Records for the exercise =
- - - -
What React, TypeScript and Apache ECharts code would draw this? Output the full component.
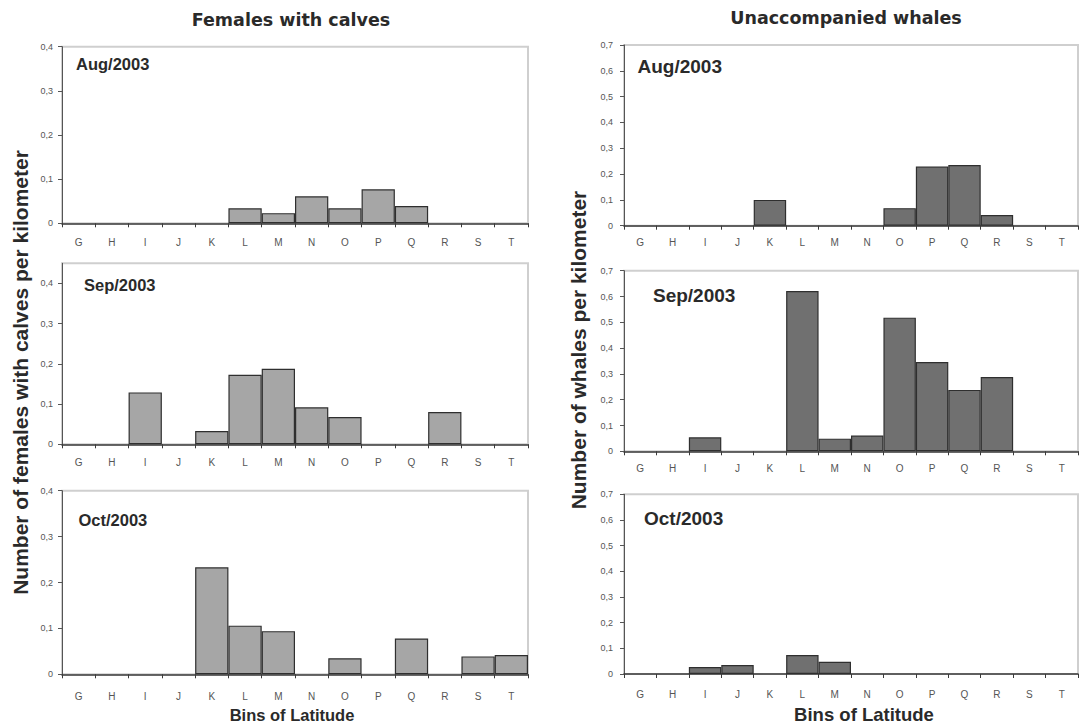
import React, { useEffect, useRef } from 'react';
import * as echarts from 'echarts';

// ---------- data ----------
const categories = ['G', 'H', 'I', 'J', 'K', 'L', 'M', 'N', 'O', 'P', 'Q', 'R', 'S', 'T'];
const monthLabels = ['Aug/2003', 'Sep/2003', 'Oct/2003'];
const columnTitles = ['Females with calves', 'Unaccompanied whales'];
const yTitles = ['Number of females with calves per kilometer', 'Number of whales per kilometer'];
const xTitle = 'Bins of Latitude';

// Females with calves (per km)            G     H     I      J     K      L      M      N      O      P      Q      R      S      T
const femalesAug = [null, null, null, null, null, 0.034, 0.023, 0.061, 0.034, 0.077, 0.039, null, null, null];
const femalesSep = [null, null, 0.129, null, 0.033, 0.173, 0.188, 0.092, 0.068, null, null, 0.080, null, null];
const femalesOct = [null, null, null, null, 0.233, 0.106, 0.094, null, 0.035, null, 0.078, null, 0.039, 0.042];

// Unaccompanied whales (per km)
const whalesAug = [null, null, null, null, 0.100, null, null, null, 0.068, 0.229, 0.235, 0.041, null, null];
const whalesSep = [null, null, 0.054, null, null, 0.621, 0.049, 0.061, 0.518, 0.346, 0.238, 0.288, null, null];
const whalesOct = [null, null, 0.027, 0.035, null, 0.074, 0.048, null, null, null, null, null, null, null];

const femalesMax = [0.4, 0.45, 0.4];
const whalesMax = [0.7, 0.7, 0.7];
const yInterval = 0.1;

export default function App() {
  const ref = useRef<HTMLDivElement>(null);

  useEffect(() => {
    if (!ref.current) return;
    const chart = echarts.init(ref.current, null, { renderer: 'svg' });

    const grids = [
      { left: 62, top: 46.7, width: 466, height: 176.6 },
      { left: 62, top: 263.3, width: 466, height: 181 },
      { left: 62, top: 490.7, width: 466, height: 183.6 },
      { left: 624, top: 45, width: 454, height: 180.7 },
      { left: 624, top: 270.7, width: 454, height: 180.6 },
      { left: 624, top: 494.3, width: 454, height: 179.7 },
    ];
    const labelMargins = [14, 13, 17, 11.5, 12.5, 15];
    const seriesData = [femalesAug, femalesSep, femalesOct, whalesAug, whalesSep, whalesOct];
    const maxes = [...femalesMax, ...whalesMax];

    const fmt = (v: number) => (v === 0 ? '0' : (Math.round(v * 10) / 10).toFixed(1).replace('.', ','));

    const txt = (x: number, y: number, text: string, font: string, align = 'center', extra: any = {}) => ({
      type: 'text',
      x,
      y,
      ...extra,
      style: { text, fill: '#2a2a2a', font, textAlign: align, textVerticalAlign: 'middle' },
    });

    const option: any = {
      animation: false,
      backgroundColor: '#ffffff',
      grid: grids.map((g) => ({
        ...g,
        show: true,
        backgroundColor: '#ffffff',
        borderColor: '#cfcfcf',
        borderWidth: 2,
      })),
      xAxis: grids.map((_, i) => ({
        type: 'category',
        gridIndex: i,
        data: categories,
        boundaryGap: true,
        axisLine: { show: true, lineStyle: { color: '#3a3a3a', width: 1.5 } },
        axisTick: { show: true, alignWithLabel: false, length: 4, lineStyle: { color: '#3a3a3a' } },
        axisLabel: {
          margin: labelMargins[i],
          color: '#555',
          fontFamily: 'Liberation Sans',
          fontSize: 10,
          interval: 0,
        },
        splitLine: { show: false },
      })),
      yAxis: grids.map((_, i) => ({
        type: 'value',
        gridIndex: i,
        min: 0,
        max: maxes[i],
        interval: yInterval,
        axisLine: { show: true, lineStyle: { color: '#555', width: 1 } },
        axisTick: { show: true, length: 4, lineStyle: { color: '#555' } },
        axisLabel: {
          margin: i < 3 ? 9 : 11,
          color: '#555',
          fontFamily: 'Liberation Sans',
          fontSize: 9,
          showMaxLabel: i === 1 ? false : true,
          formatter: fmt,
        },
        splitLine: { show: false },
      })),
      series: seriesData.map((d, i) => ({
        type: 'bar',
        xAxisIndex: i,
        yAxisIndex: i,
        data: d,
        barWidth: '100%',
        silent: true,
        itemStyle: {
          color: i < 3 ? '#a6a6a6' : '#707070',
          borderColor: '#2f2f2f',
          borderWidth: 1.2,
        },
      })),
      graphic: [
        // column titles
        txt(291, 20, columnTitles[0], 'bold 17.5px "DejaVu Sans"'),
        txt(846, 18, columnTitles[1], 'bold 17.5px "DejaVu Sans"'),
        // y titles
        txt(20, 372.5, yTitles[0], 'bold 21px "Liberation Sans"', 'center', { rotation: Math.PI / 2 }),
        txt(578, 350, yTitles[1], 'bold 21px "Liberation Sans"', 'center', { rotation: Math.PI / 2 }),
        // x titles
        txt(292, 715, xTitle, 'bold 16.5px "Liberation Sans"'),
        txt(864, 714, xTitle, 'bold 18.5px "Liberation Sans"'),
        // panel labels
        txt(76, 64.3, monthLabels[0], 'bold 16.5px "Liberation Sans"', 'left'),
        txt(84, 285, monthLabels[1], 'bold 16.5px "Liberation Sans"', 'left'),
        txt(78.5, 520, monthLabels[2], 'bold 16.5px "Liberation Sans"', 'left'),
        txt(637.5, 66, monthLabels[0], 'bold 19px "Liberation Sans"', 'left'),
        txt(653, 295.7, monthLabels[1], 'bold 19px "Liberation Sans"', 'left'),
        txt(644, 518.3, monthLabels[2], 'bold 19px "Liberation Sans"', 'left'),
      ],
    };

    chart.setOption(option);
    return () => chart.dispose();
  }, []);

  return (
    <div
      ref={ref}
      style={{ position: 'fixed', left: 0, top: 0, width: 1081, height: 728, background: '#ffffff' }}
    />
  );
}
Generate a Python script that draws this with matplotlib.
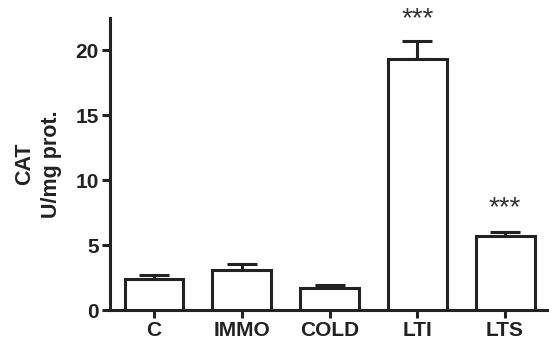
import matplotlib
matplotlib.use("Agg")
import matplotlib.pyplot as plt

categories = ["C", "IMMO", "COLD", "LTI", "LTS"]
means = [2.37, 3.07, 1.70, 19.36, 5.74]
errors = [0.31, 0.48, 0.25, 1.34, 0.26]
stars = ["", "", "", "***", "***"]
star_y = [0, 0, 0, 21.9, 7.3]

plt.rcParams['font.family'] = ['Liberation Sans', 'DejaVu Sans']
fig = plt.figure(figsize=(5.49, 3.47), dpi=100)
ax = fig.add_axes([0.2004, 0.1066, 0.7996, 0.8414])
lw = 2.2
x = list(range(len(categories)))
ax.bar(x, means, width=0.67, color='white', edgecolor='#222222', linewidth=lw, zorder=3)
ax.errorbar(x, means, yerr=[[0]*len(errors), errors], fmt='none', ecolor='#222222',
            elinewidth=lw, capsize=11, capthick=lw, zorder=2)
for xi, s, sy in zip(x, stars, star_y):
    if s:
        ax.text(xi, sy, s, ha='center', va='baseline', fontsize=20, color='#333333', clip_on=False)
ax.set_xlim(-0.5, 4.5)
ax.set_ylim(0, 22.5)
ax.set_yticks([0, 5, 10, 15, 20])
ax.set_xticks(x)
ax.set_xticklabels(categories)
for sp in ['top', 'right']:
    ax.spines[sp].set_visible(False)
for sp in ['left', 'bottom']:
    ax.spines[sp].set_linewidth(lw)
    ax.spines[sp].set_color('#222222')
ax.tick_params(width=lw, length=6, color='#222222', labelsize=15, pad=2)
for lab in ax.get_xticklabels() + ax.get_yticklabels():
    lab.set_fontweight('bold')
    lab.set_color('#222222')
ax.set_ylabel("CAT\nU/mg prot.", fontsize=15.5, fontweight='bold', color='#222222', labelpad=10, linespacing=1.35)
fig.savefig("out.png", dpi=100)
- - - -
What is expected =
Reproduce each line exactly as it appears, omitting the pictures.

Result of the task =
What React, TypeScript and Apache ECharts code would draw this? Output the full component.
import React, { useEffect, useRef } from 'react';
import * as echarts from 'echarts';

// ---------- data ----------
const categories = ['G', 'H', 'I', 'J', 'K', 'L', 'M', 'N', 'O', 'P', 'Q', 'R', 'S', 'T'];
const monthLabels = ['Aug/2003', 'Sep/2003', 'Oct/2003'];
const columnTitles = ['Females with calves', 'Unaccompanied whales'];
const yTitles = ['Number of females with calves per kilometer', 'Number of whales per kilometer'];
const xTitle = 'Bins of Latitude';

// Females with calves (per km)            G     H     I      J     K      L      M      N      O      P      Q      R      S      T
const femalesAug = [null, null, null, null, null, 0.034, 0.023, 0.061, 0.034, 0.077, 0.039, null, null, null];
const femalesSep = [null, null, 0.129, null, 0.033, 0.173, 0.188, 0.092, 0.068, null, null, 0.080, null, null];
const femalesOct = [null, null, null, null, 0.233, 0.106, 0.094, null, 0.035, null, 0.078, null, 0.039, 0.042];

// Unaccompanied whales (per km)
const whalesAug = [null, null, null, null, 0.100, null, null, null, 0.068, 0.229, 0.235, 0.041, null, null];
const whalesSep = [null, null, 0.054, null, null, 0.621, 0.049, 0.061, 0.518, 0.346, 0.238, 0.288, null, null];
const whalesOct = [null, null, 0.027, 0.035, null, 0.074, 0.048, null, null, null, null, null, null, null];

const femalesMax = [0.4, 0.45, 0.4];
const whalesMax = [0.7, 0.7, 0.7];
const yInterval = 0.1;

export default function App() {
  const ref = useRef<HTMLDivElement>(null);

  useEffect(() => {
    if (!ref.current) return;
    const chart = echarts.init(ref.current, null, { renderer: 'svg' });

    const grids = [
      { left: 62, top: 46.7, width: 466, height: 176.6 },
      { left: 62, top: 263.3, width: 466, height: 181 },
      { left: 62, top: 490.7, width: 466, height: 183.6 },
      { left: 624, top: 45, width: 454, height: 180.7 },
      { left: 624, top: 270.7, width: 454, height: 180.6 },
      { left: 624, top: 494.3, width: 454, height: 179.7 },
    ];
    const labelMargins = [14, 13, 17, 11.5, 12.5, 15];
    const seriesData = [femalesAug, femalesSep, femalesOct, whalesAug, whalesSep, whalesOct];
    const maxes = [...femalesMax, ...whalesMax];

    const fmt = (v: number) => (v === 0 ? '0' : (Math.round(v * 10) / 10).toFixed(1).replace('.', ','));

    const txt = (x: number, y: number, text: string, font: string, align = 'center', extra: any = {}) => ({
      type: 'text',
      x,
      y,
      ...extra,
      style: { text, fill: '#2a2a2a', font, textAlign: align, textVerticalAlign: 'middle' },
    });

    const option: any = {
      animation: false,
      backgroundColor: '#ffffff',
      grid: grids.map((g) => ({
        ...g,
        show: true,
        backgroundColor: '#ffffff',
        borderColor: '#cfcfcf',
        borderWidth: 2,
      })),
      xAxis: grids.map((_, i) => ({
        type: 'category',
        gridIndex: i,
        data: categories,
        boundaryGap: true,
        axisLine: { show: true, lineStyle: { color: '#3a3a3a', width: 1.5 } },
        axisTick: { show: true, alignWithLabel: false, length: 4, lineStyle: { color: '#3a3a3a' } },
        axisLabel: {
          margin: labelMargins[i],
          color: '#555',
          fontFamily: 'Liberation Sans',
          fontSize: 10,
          interval: 0,
        },
        splitLine: { show: false },
      })),
      yAxis: grids.map((_, i) => ({
        type: 'value',
        gridIndex: i,
        min: 0,
        max: maxes[i],
        interval: yInterval,
        axisLine: { show: true, lineStyle: { color: '#555', width: 1 } },
        axisTick: { show: true, length: 4, lineStyle: { color: '#555' } },
        axisLabel: {
          margin: i < 3 ? 9 : 11,
          color: '#555',
          fontFamily: 'Liberation Sans',
          fontSize: 9,
          showMaxLabel: i === 1 ? false : true,
          formatter: fmt,
        },
        splitLine: { show: false },
      })),
      series: seriesData.map((d, i) => ({
        type: 'bar',
        xAxisIndex: i,
        yAxisIndex: i,
        data: d,
        barWidth: '100%',
        silent: true,
        itemStyle: {
          color: i < 3 ? '#a6a6a6' : '#707070',
          borderColor: '#2f2f2f',
          borderWidth: 1.2,
        },
      })),
      graphic: [
        // column titles
        txt(291, 20, columnTitles[0], 'bold 17.5px "DejaVu Sans"'),
        txt(846, 18, columnTitles[1], 'bold 17.5px "DejaVu Sans"'),
        // y titles
        txt(20, 372.5, yTitles[0], 'bold 21px "Liberation Sans"', 'center', { rotation: Math.PI / 2 }),
        txt(578, 350, yTitles[1], 'bold 21px "Liberation Sans"', 'center', { rotation: Math.PI / 2 }),
        // x titles
        txt(292, 715, xTitle, 'bold 16.5px "Liberation Sans"'),
        txt(864, 714, xTitle, 'bold 18.5px "Liberation Sans"'),
        // panel labels
        txt(76, 64.3, monthLabels[0], 'bold 16.5px "Liberation Sans"', 'left'),
        txt(84, 285, monthLabels[1], 'bold 16.5px "Liberation Sans"', 'left'),
        txt(78.5, 520, monthLabels[2], 'bold 16.5px "Liberation Sans"', 'left'),
        txt(637.5, 66, monthLabels[0], 'bold 19px "Liberation Sans"', 'left'),
        txt(653, 295.7, monthLabels[1], 'bold 19px "Liberation Sans"', 'left'),
        txt(644, 518.3, monthLabels[2], 'bold 19px "Liberation Sans"', 'left'),
      ],
    };

    chart.setOption(option);
    return () => chart.dispose();
  }, []);

  return (
    <div
      ref={ref}
      style={{ position: 'fixed', left: 0, top: 0, width: 1081, height: 728, background: '#ffffff' }}
    />
  );
}
Generate a Python script that draws this with matplotlib.
import matplotlib
matplotlib.use("Agg")
import matplotlib.pyplot as plt

categories = ["C", "IMMO", "COLD", "LTI", "LTS"]
means = [2.37, 3.07, 1.70, 19.36, 5.74]
errors = [0.31, 0.48, 0.25, 1.34, 0.26]
stars = ["", "", "", "***", "***"]
star_y = [0, 0, 0, 21.9, 7.3]

plt.rcParams['font.family'] = ['Liberation Sans', 'DejaVu Sans']
fig = plt.figure(figsize=(5.49, 3.47), dpi=100)
ax = fig.add_axes([0.2004, 0.1066, 0.7996, 0.8414])
lw = 2.2
x = list(range(len(categories)))
ax.bar(x, means, width=0.67, color='white', edgecolor='#222222', linewidth=lw, zorder=3)
ax.errorbar(x, means, yerr=[[0]*len(errors), errors], fmt='none', ecolor='#222222',
            elinewidth=lw, capsize=11, capthick=lw, zorder=2)
for xi, s, sy in zip(x, stars, star_y):
    if s:
        ax.text(xi, sy, s, ha='center', va='baseline', fontsize=20, color='#333333', clip_on=False)
ax.set_xlim(-0.5, 4.5)
ax.set_ylim(0, 22.5)
ax.set_yticks([0, 5, 10, 15, 20])
ax.set_xticks(x)
ax.set_xticklabels(categories)
for sp in ['top', 'right']:
    ax.spines[sp].set_visible(False)
for sp in ['left', 'bottom']:
    ax.spines[sp].set_linewidth(lw)
    ax.spines[sp].set_color('#222222')
ax.tick_params(width=lw, length=6, color='#222222', labelsize=15, pad=2)
for lab in ax.get_xticklabels() + ax.get_yticklabels():
    lab.set_fontweight('bold')
    lab.set_color('#222222')
ax.set_ylabel("CAT\nU/mg prot.", fontsize=15.5, fontweight='bold', color='#222222', labelpad=10, linespacing=1.35)
fig.savefig("out.png", dpi=100)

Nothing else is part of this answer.